Dataset section:

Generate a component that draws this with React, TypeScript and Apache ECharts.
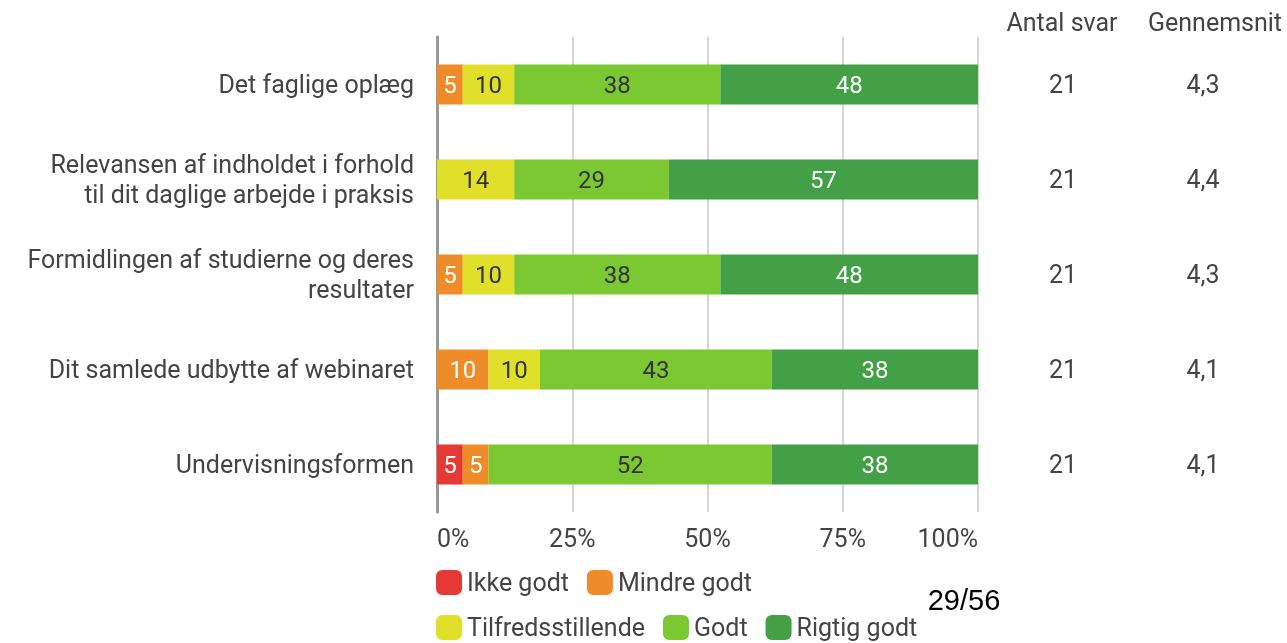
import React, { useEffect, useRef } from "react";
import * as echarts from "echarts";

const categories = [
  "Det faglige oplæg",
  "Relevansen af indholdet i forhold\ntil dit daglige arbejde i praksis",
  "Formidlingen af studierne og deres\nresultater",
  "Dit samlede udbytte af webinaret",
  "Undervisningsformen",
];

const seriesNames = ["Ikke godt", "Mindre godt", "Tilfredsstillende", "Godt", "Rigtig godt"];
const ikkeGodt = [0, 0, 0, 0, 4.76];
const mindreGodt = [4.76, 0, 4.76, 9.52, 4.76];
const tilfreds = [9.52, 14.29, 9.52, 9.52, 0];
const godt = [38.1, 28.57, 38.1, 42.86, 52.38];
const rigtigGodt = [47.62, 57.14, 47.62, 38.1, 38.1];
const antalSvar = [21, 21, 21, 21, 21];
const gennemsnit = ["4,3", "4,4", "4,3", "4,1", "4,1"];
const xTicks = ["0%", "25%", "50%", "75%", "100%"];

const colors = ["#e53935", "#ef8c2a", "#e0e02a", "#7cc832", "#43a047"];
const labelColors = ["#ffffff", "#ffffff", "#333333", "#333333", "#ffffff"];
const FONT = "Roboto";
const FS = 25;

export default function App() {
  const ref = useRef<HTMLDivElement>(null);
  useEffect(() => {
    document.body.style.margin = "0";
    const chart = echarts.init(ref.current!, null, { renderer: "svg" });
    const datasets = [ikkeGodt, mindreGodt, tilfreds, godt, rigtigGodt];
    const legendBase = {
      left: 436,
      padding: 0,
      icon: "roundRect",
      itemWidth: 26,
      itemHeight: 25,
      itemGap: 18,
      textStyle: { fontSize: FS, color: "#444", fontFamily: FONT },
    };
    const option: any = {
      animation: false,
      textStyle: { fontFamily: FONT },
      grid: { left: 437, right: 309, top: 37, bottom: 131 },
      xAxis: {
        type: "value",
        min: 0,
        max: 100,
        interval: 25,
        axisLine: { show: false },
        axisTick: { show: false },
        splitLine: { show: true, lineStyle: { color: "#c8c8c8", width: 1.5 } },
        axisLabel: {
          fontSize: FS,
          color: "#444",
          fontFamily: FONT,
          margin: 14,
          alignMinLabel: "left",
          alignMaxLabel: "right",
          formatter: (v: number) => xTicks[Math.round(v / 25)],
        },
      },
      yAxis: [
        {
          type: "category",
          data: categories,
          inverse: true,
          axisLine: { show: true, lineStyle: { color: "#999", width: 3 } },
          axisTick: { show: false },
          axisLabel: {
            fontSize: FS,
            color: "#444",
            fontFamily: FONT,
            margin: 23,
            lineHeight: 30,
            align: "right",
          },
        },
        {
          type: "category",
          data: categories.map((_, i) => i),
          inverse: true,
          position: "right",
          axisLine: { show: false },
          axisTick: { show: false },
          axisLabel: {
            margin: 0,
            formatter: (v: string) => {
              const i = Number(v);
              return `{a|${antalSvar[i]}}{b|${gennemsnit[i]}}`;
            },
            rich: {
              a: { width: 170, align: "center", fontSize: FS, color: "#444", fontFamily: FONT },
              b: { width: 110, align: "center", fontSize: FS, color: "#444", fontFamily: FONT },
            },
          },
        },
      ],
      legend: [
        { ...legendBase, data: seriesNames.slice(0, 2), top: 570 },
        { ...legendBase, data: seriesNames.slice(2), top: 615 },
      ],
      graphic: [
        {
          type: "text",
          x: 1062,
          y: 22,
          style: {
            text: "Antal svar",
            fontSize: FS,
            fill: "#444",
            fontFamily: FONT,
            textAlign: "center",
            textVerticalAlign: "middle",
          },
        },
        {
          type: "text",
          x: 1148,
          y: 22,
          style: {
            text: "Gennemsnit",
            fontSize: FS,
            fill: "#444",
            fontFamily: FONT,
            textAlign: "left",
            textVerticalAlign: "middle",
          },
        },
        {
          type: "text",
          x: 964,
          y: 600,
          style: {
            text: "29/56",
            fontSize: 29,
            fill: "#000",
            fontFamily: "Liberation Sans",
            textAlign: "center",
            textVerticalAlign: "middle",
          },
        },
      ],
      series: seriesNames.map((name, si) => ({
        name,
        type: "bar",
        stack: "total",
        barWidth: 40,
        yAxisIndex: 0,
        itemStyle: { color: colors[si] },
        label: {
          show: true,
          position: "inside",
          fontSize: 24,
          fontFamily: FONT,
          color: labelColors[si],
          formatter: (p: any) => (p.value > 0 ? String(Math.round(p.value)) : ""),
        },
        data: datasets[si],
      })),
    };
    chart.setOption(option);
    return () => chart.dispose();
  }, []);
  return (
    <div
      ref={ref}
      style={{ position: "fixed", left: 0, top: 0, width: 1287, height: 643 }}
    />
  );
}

Your task:
Give back every line exactly as it stands, pictures excluded.

Answer to this task:
Generate a component that draws this with React, TypeScript and Apache ECharts.
import React, { useEffect, useRef } from "react";
import * as echarts from "echarts";

const categories = [
  "Det faglige oplæg",
  "Relevansen af indholdet i forhold\ntil dit daglige arbejde i praksis",
  "Formidlingen af studierne og deres\nresultater",
  "Dit samlede udbytte af webinaret",
  "Undervisningsformen",
];

const seriesNames = ["Ikke godt", "Mindre godt", "Tilfredsstillende", "Godt", "Rigtig godt"];
const ikkeGodt = [0, 0, 0, 0, 4.76];
const mindreGodt = [4.76, 0, 4.76, 9.52, 4.76];
const tilfreds = [9.52, 14.29, 9.52, 9.52, 0];
const godt = [38.1, 28.57, 38.1, 42.86, 52.38];
const rigtigGodt = [47.62, 57.14, 47.62, 38.1, 38.1];
const antalSvar = [21, 21, 21, 21, 21];
const gennemsnit = ["4,3", "4,4", "4,3", "4,1", "4,1"];
const xTicks = ["0%", "25%", "50%", "75%", "100%"];

const colors = ["#e53935", "#ef8c2a", "#e0e02a", "#7cc832", "#43a047"];
const labelColors = ["#ffffff", "#ffffff", "#333333", "#333333", "#ffffff"];
const FONT = "Roboto";
const FS = 25;

export default function App() {
  const ref = useRef<HTMLDivElement>(null);
  useEffect(() => {
    document.body.style.margin = "0";
    const chart = echarts.init(ref.current!, null, { renderer: "svg" });
    const datasets = [ikkeGodt, mindreGodt, tilfreds, godt, rigtigGodt];
    const legendBase = {
      left: 436,
      padding: 0,
      icon: "roundRect",
      itemWidth: 26,
      itemHeight: 25,
      itemGap: 18,
      textStyle: { fontSize: FS, color: "#444", fontFamily: FONT },
    };
    const option: any = {
      animation: false,
      textStyle: { fontFamily: FONT },
      grid: { left: 437, right: 309, top: 37, bottom: 131 },
      xAxis: {
        type: "value",
        min: 0,
        max: 100,
        interval: 25,
        axisLine: { show: false },
        axisTick: { show: false },
        splitLine: { show: true, lineStyle: { color: "#c8c8c8", width: 1.5 } },
        axisLabel: {
          fontSize: FS,
          color: "#444",
          fontFamily: FONT,
          margin: 14,
          alignMinLabel: "left",
          alignMaxLabel: "right",
          formatter: (v: number) => xTicks[Math.round(v / 25)],
        },
      },
      yAxis: [
        {
          type: "category",
          data: categories,
          inverse: true,
          axisLine: { show: true, lineStyle: { color: "#999", width: 3 } },
          axisTick: { show: false },
          axisLabel: {
            fontSize: FS,
            color: "#444",
            fontFamily: FONT,
            margin: 23,
            lineHeight: 30,
            align: "right",
          },
        },
        {
          type: "category",
          data: categories.map((_, i) => i),
          inverse: true,
          position: "right",
          axisLine: { show: false },
          axisTick: { show: false },
          axisLabel: {
            margin: 0,
            formatter: (v: string) => {
              const i = Number(v);
              return `{a|${antalSvar[i]}}{b|${gennemsnit[i]}}`;
            },
            rich: {
              a: { width: 170, align: "center", fontSize: FS, color: "#444", fontFamily: FONT },
              b: { width: 110, align: "center", fontSize: FS, color: "#444", fontFamily: FONT },
            },
          },
        },
      ],
      legend: [
        { ...legendBase, data: seriesNames.slice(0, 2), top: 570 },
        { ...legendBase, data: seriesNames.slice(2), top: 615 },
      ],
      graphic: [
        {
          type: "text",
          x: 1062,
          y: 22,
          style: {
            text: "Antal svar",
            fontSize: FS,
            fill: "#444",
            fontFamily: FONT,
            textAlign: "center",
            textVerticalAlign: "middle",
          },
        },
        {
          type: "text",
          x: 1148,
          y: 22,
          style: {
            text: "Gennemsnit",
            fontSize: FS,
            fill: "#444",
            fontFamily: FONT,
            textAlign: "left",
            textVerticalAlign: "middle",
          },
        },
        {
          type: "text",
          x: 964,
          y: 600,
          style: {
            text: "29/56",
            fontSize: 29,
            fill: "#000",
            fontFamily: "Liberation Sans",
            textAlign: "center",
            textVerticalAlign: "middle",
          },
        },
      ],
      series: seriesNames.map((name, si) => ({
        name,
        type: "bar",
        stack: "total",
        barWidth: 40,
        yAxisIndex: 0,
        itemStyle: { color: colors[si] },
        label: {
          show: true,
          position: "inside",
          fontSize: 24,
          fontFamily: FONT,
          color: labelColors[si],
          formatter: (p: any) => (p.value > 0 ? String(Math.round(p.value)) : ""),
        },
        data: datasets[si],
      })),
    };
    chart.setOption(option);
    return () => chart.dispose();
  }, []);
  return (
    <div
      ref={ref}
      style={{ position: "fixed", left: 0, top: 0, width: 1287, height: 643 }}
    />
  );
}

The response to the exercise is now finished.